TASK BRIEF> Retype the lines beneath this one, from the first through the line containing "Quarter 2025 Results</text>". Pictures are left out.

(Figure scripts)

※ ※ ※

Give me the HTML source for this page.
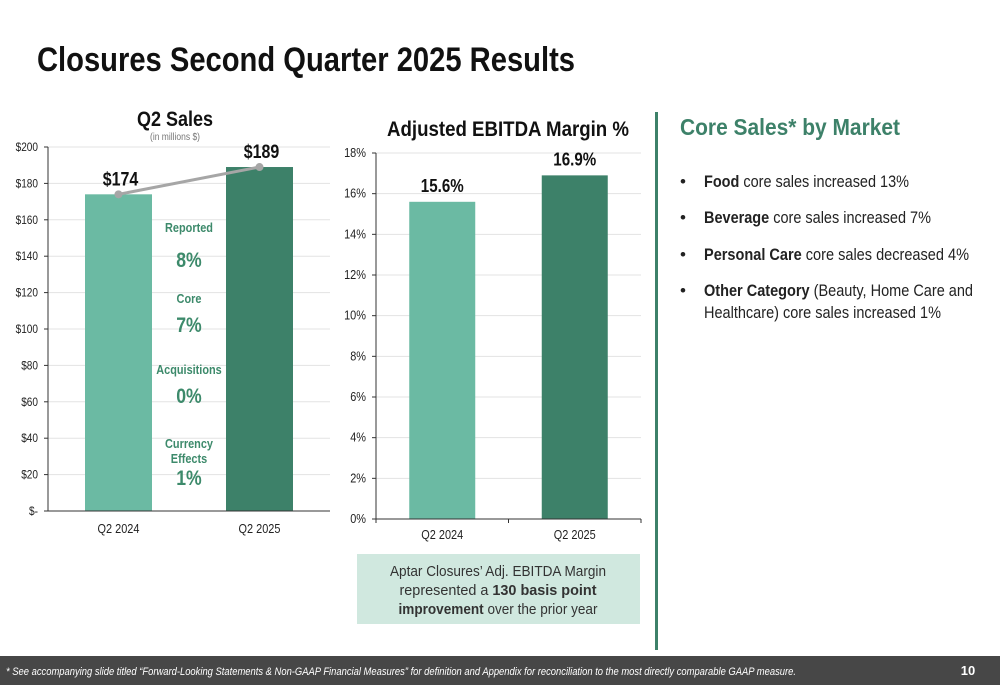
<!DOCTYPE html>
<html><head><meta charset="utf-8"><style>
body{margin:0;background:#fff;}
svg{display:block;font-family:"Liberation Sans",sans-serif;}
</style></head><body>
<svg id="s" width="1000" height="685" viewBox="0 0 1000 685">
<text x="37" y="71" font-size="34" font-weight="bold" fill="#111" textLength="538" lengthAdjust="spacingAndGlyphs">Closures Second Quarter 2025 Results</text>

<g id="c1">
<text x="175" y="126" font-size="21" font-weight="bold" text-anchor="middle" fill="#111" textLength="76" lengthAdjust="spacingAndGlyphs">Q2 Sales</text>
<text x="175" y="140" font-size="10" text-anchor="middle" fill="#777" textLength="50" lengthAdjust="spacingAndGlyphs">(in millions $)</text>
</g>
<g id="c2">
<text x="508" y="136" font-size="21" font-weight="bold" text-anchor="middle" fill="#111" textLength="242" lengthAdjust="spacingAndGlyphs">Adjusted EBITDA Margin %</text>
</g>

<rect x="357" y="554" width="283" height="70" fill="#d0e8df"/>
<g font-size="15" fill="#333" text-anchor="middle">
<text x="498" y="576" textLength="216" lengthAdjust="spacingAndGlyphs">Aptar Closures’ Adj. EBITDA Margin</text>
<text x="498" y="595" textLength="197" lengthAdjust="spacingAndGlyphs">represented a <tspan font-weight="bold">130 basis point</tspan></text>
<text x="498" y="614" textLength="199" lengthAdjust="spacingAndGlyphs"><tspan font-weight="bold">improvement</tspan> over the prior year</text>
</g>

<rect x="655" y="112" width="3" height="538" fill="#3d8169"/>

<text x="680" y="135" font-size="23" font-weight="bold" fill="#3d8169" textLength="220" lengthAdjust="spacingAndGlyphs">Core Sales* by Market</text>
<g font-size="17" fill="#222">
<text x="680" y="187">•</text><text x="704" y="187" textLength="205" lengthAdjust="spacingAndGlyphs"><tspan font-weight="bold">Food</tspan> core sales increased 13%</text>
<text x="680" y="223">•</text><text x="704" y="223" textLength="227" lengthAdjust="spacingAndGlyphs"><tspan font-weight="bold">Beverage</tspan> core sales increased 7%</text>
<text x="680" y="260">•</text><text x="704" y="260" textLength="265" lengthAdjust="spacingAndGlyphs"><tspan font-weight="bold">Personal Care</tspan> core sales decreased 4%</text>
<text x="680" y="296">•</text><text x="704" y="296" textLength="269" lengthAdjust="spacingAndGlyphs"><tspan font-weight="bold">Other Category</tspan> (Beauty, Home Care and</text>
<text x="704" y="318" textLength="237" lengthAdjust="spacingAndGlyphs">Healthcare) core sales increased 1%</text>
</g>

<rect x="0" y="656" width="1000" height="29" fill="#474747"/>
<text x="6" y="675" font-size="11" font-style="italic" fill="#fff" textLength="790" lengthAdjust="spacingAndGlyphs">* See accompanying slide titled “Forward-Looking Statements &amp; Non-GAAP Financial Measures” for definition and Appendix for reconciliation to the most directly comparable GAAP measure.</text>
<text x="968" y="675" font-size="13" font-weight="bold" fill="#fff" text-anchor="middle">10</text>
</svg>
<script>
const salesCategories=["Q2 2024","Q2 2025"];
const salesValues=[174,189];
const salesLabels=["$174","$189"];
const salesTicks=[0,20,40,60,80,100,120,140,160,180,200];
const marginCategories=["Q2 2024","Q2 2025"];
const marginValues=[15.6,16.9];
const marginLabels=["15.6%","16.9%"];
const marginTicks=[0,2,4,6,8,10,12,14,16,18];
const changeNames=["Reported","Core","Acquisitions","Currency|Effects"];
const changeValues=["8%","7%","0%","1%"];
const colors=["#6bbaa3","#3d8169"];
const NS="http://www.w3.org/2000/svg";
const narrowList=[];
function mk(parent,tag,attrs,txt){const e=document.createElementNS(NS,tag);for(const k in attrs)e.setAttribute(k,attrs[k]);if(txt!==undefined)e.textContent=txt;parent.appendChild(e);if(tag==='text')narrowList.push(e);return e;}

// chart 1
(function(){
const g=document.getElementById('c1');
const x0=48,x1=330,yTop=147,yBot=511,max=200;
const y=v=>yBot-(v/max)*(yBot-yTop);
const cx=i=>x0+(x1-x0)*(i+0.5)/salesCategories.length;
const bw=67;
salesTicks.forEach(t=>{
 if(t>0){const l=mk(g,'line',{x1:x0,x2:x1,y1:y(t),y2:y(t),stroke:'#e3e3e3','stroke-width':1});
 
 }
 const tx=mk(g,'text',{x:38,y:y(t)+4,'font-size':12,'text-anchor':'end',fill:'#222'},t===0?'$-':'$'+t);
 
 
 mk(g,'line',{x1:x0-4,x2:x0,y1:y(t),y2:y(t),stroke:'#333'});
});
salesValues.forEach((v,i)=>{
 const r=mk(g,'rect',{x:cx(i)-bw/2,y:y(v),width:bw,height:yBot-y(v),fill:colors[i]});
 
 
 const c=mk(g,'text',{x:cx(i),y:533,'font-size':13,'text-anchor':'middle',fill:'#222'},salesCategories[i]);
 
 
});
mk(g,'line',{x1:x0,x2:x0,y1:yTop,y2:yBot,stroke:'#333'});
mk(g,'line',{x1:x0,x2:x1,y1:yBot,y2:yBot,stroke:'#333'});
const pl=mk(g,'polyline',{points:salesValues.map((v,i)=>cx(i)+','+y(v)).join(' '),fill:'none',stroke:'#a6a6a6','stroke-width':3});


salesValues.forEach((v,i)=>{
 const d=mk(g,'circle',{cx:cx(i),cy:y(v),r:4,fill:'#a6a6a6'});
 
 
 const t=mk(g,'text',{x:cx(i)+2,y:y(v)-9,'font-size':19,'font-weight':'bold','text-anchor':'middle',fill:'#111'},salesLabels[i]);
 
 
});
const mx=189,ys=[[232,267],[303,332],[374,403],[448,485]];
changeNames.forEach((n,i)=>{
 const parts=n.split('|');
 parts.forEach((p,j)=>{
  const t=mk(g,'text',{x:mx,y:ys[i][0]+j*15,'font-size':13,'font-weight':'bold','text-anchor':'middle',fill:'#3d8a6b'},p);
  
  
 });
 const v=mk(g,'text',{x:mx,y:ys[i][1],'font-size':21,'font-weight':'bold','text-anchor':'middle',fill:'#3d8a6b'},changeValues[i]);
 
 
});
})();

// chart 2
(function(){
const g=document.getElementById('c2');
const x0=376,x1=641,yTop=153,yBot=519,max=18;
const y=v=>yBot-(v/max)*(yBot-yTop);
const cx=i=>x0+(x1-x0)*(i+0.5)/marginCategories.length;
const bw=66;
marginTicks.forEach(t=>{
 if(t>0){const l=mk(g,'line',{x1:x0,x2:x1,y1:y(t),y2:y(t),stroke:'#e3e3e3'});
 
 }
 const tx=mk(g,'text',{x:366,y:y(t)+4,'font-size':13,'text-anchor':'end',fill:'#222'},t+'%');
 
 
 mk(g,'line',{x1:x0-4,x2:x0,y1:y(t),y2:y(t),stroke:'#333'});
});
marginValues.forEach((v,i)=>{
 const r=mk(g,'rect',{x:cx(i)-bw/2,y:y(v),width:bw,height:yBot-y(v),fill:colors[i]});
 
 
 const t=mk(g,'text',{x:cx(i),y:y(v)-10,'font-size':18,'font-weight':'bold','text-anchor':'middle',fill:'#111'},marginLabels[i]);
 
 
 const c=mk(g,'text',{x:cx(i),y:539,'font-size':13,'text-anchor':'middle',fill:'#222'},marginCategories[i]);
 
 
});
mk(g,'line',{x1:x0,x2:x0,y1:yTop,y2:yBot,stroke:'#333'});
mk(g,'line',{x1:x0,x2:x1,y1:yBot,y2:yBot,stroke:'#333'});
[x0,(x0+x1)/2,x1].forEach(x=>mk(g,'line',{x1:x,x2:x,y1:yBot,y2:yBot+4,stroke:'#333'}));
})();

// condense generated labels to mimic a narrow typeface
narrowList.forEach(t=>{
 const len=t.getComputedTextLength();
 if(len>0){t.setAttribute('textLength',(len*0.84).toFixed(1));t.setAttribute('lengthAdjust','spacingAndGlyphs');}
});
</script>
</body></html>
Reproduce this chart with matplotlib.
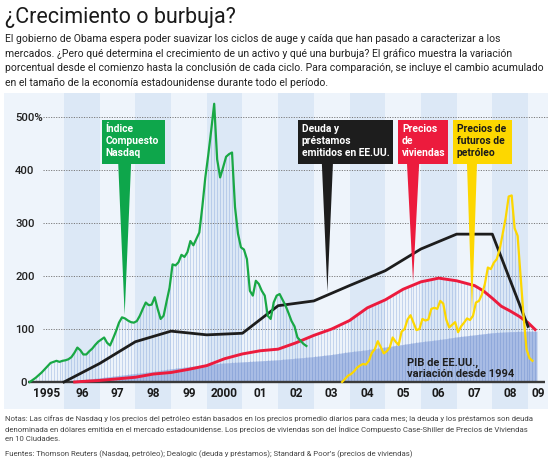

※ ※ ※

COMPLETE OUTPUT>
Give me the HTML source for this page.
<!DOCTYPE html>
<html><head><meta charset="utf-8"><style>
body{margin:0;background:#fff;}
svg{display:block;font-family:"Liberation Sans",sans-serif;}
</style></head><body>
<svg id="s" width="1000" height="685" viewBox="0 0 1000 685">
<text x="37" y="71" font-size="34" font-weight="bold" fill="#111" textLength="538" lengthAdjust="spacingAndGlyphs">Closures Second Quarter 2025 Results</text>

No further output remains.